Imposición lingüística: el caso de Canet

Hace tiempo que se sabe que el nacionalismo es una patología política que engendra los mayores males para la sociedad que lo padece. Con razón, el que fuera presidente de la República Francesa, el socialista François Mitterrand, afirmó que “El nacionalismo es la guerra”; y el antiguo presidente de la Comisión Europea, Jean Claude Juncker, aseveró que “El nacionalismo es veneno”.
“Guerra” y “veneno”, dos adecuados y expresivos conceptos que dejan claro qué es el nacionalismo y a qué degradación y ruina puede llevar a la población que lo sufra.
Desde el punto de vista político, España, como Estado, sufre, por desgracia, los llamados nacionalismos periféricos en las Comunidades de Cataluña, País Vasco y Galicia, aunque ahora el fenómeno se está recrudeciendo en Baleares y Valencia.
En todas estas Regiones autónomas el nacionalismo -con sus secuelas de intolerancia, separatismo, imposición lingüística y división social- ha conquistado el poder gracias a la izquierda política, que ha abandonado su tradicional carácter internacionalista y se ha convertido en su aliada.
En efecto, la izquierda de nuestros días padece de estrabismo político al considerar al nacionalismo una fuerza progresista, cuando es lo contrario: el nacionalismo es una posición políticamente retrógrada, fosilizada, inmadura.
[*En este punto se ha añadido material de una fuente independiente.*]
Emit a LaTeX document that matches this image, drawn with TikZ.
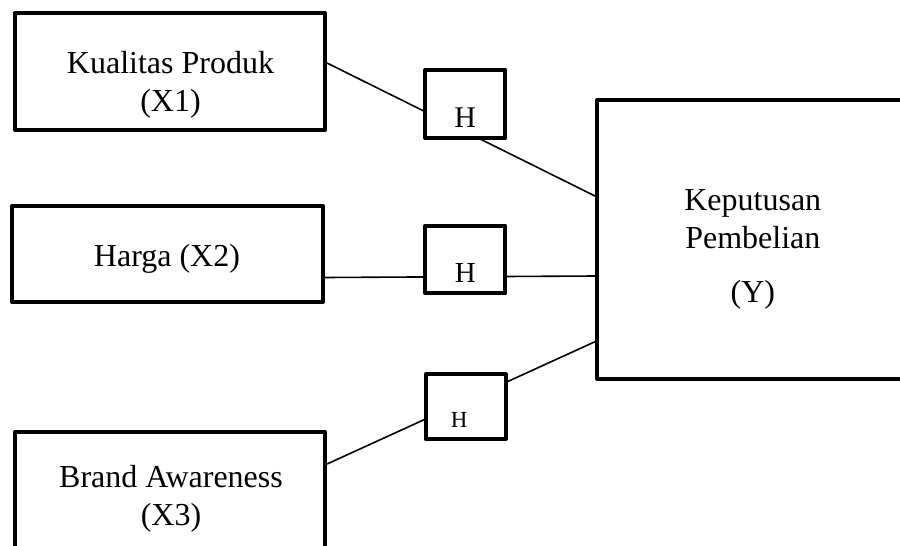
\documentclass[tikz,border=0pt]{standalone}
\usepackage{fontspec}
\setmainfont{Liberation Serif}
\begin{document}
\begin{tikzpicture}[x=1pt,y=-1pt,
  box/.style={draw, line width=4pt, line join=round, inner sep=0pt, fill=white},
  hbox/.style={draw, line width=4pt, line join=round, inner sep=0pt, fill=white, minimum width=80pt},
  txt/.style={align=center, inner sep=0pt, font=\fontsize{32}{38}\selectfont, anchor=north},
  link/.style={line width=1.6pt}]
\useasboundingbox (0,0) rectangle (900,546);
% variable boxes
\node[box, minimum width=310pt, minimum height=117pt] (x1) at (170,71.5) {};
\node[box, minimum width=311pt, minimum height=96pt] (x2) at (167.5,254) {};
\node[box, minimum width=310pt, minimum height=140pt] (x3) at (170,501.5) {};
\node[box, minimum width=310pt, minimum height=279pt] (y) at (752,239.5) {};
% texts
\node[txt] (x1t) at (170.5,51) {Kualitas Produk\\(X1)};
\node[txt] (x2t) at (167,244) {Harga (X2)};
\node[txt] (x3t) at (171,465) {Brand Awareness\\(X3)};
\node[txt] (yt) at (752.8,189) {Keputusan\\Pembelian\\[16pt](Y)};
% connectors
\draw[link] ([yshift=8.5pt]x1.east) -- ([yshift=43.5pt]y.west);
\draw[link] ([yshift=-23.5pt]x2.east) -- ([yshift=-36.5pt]y.west);
\draw[link] ([yshift=37.5pt]x3.east) -- ([yshift=-102.2pt]y.west);
% hypothesis boxes
\node[hbox, minimum height=68pt] (h1) at (465.3,104)
  {\raisebox{-23.3pt}[0pt][0pt]{\fontsize{30}{36}\selectfont H}};
\node[hbox, minimum height=67.6pt] (h2) at (465.3,259.5)
  {\raisebox{-22.8pt}[0pt][0pt]{\fontsize{29}{36}\selectfont H}};
\node[hbox, minimum height=64.7pt, minimum width=80.3pt] (h3) at (465.8,406.7)
  {\raisebox{-21pt}[0pt][0pt]{\fontsize{23}{28}\selectfont\kern-6.5pt H\kern6.5pt}};
\end{tikzpicture}
\end{document}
Aquí reside la fuerza de los particularismos españoles: en la incomprensible ayuda que le brinda una izquierda desorientada que ve progreso en el nacionalismo, cuando es todo lo contrario. Este es el fondo del problema. Así se explica el auge de los nacionalismos que atenazan y condicionan la vida social y política de la España de nuestros días.
Si bien es verdad que todos los Gobiernos desde 1978, sean de izquierda o de derecha, han hecho concesiones a los nacionalismos periféricos, es el actual Gobierno que preside Pedro Sánchez el que, por necesitar los votos de los nacionalistas para mantenerse en el poder, está llevando a cabo el mayor desmantelamiento del Estado, colocándolo en una situación de dramática debilidad.
Es así como ha concedido un régimen penitenciario privilegiado a los sediciosos catalanes, les ha indultado y ordenado a la Fiscalía y Abogacía del Estado que no persigan o se allanen en los procesos abiertos contra aquellos. Por eso Sánchez cortocircuita las instancias judiciales, pues no quiere que Puigdemont sea entregado.
Por eso, a cambio de los votos de Rufián, Junqueras y Otegi, Pedro Sánchez calla en el escandaloso e intolerable caso del niño de Canet de Mar.
No sé qué más se necesita después de este bochornoso suceso, que revela un alto grado de odio nacionalista y el silencio censurable de un Gobierno que antepone su permanencia en el poder a la defensa de la justicia y de los derechos de los ciudadanos.